Having won three straight and five of its last six contests, the Harvard women’s volleyball team will look to climb further towards the top of the Ivy League this weekend.
If the squad can pick up victories against league rivals Penn (10-9, 5-3 Ivy) and Princeton (9-9, 6-2 Ivy), Harvard (8-11, 5-3 Ivy) will ensure itself at least a share of second place in the Ancient Eight standings with four regular season games remaining.
The Crimson’s hot streak began against Penn nearly a month ago at the Malkin Athletic Center when Harvard battled back from a 13-6 deficit in the fourth set to take a five-set win.
That win marked the turning point for a team that started the 2012 season 2-8 and 0-2 in Ivy play.
The Crimson has since gone 5-1 in the Ancient Eight, climbing to a third-place tie with Penn.
While the Crimson may have a hard time catching Yale (12-5, 8-0 Ivy), Harvard is in position for its best finish since it won its first and only Ivy League title in 2004. Since then it has finished no better than fourth place in the Ancient Eight.
In last Friday’s comeback victory against Dartmouth, captain Taylor Docter posted her 10th double-double of the season, recording 15 kills—a match high—and 15 digs while freshman Caroline Holte had a career high nine blocks.
Since losing to Harvard on Sept. 29, Penn has gone 4-1, its only loss coming to the Bulldogs. In its last game, the Quakers went down two sets early to Princeton, but stormed back to win in five.
Junior Kristen Etterbeek had a match-high 19 kills and 10 digs and sophomore Emma White added 16 kills and 19 digs. White leads the Quakers on the season with 197 kills.

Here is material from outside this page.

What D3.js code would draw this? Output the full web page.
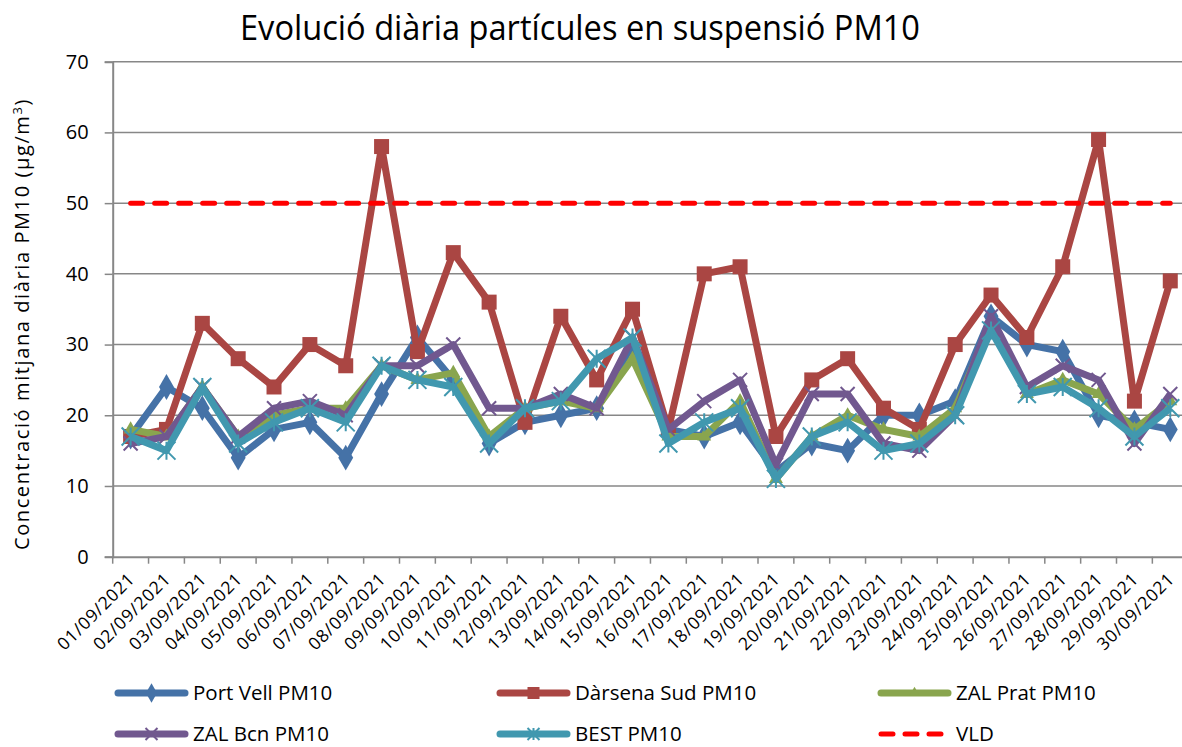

Princeton, on the other hand, started off the Ancient Eight schedule on a tear, but has struggled in the past three games, falling to the Quakers and Yale. Still, the Tigers occupy second place behind Yale. Senior Lydia Rudnick leads the Tigers with 286 kills on the season and is first in the Ivy League and 26th nationally with an average of 4.27 kills per set.
“We are excited to try and go out and beat Princeton,” Kristen Casey said. “Everyone is tough—that’s the way the Ivy League is.”
Earlier in the season, Princeton beat Harvard on the road in five sets. Crimson players have used the loss as motivation.
“We’ve been talking about it all week,” Holte said.
Against Princeton, the Crimson will focus on stopping Rudnick, but also on playing its own game, which means balancing the attack.
“There is definitely a sense that if we can stop her we can be successful.” Casey said. “Still, we must focus on our own side. At any moment we have five or six good offensive players on the court. That makes us dangerous.”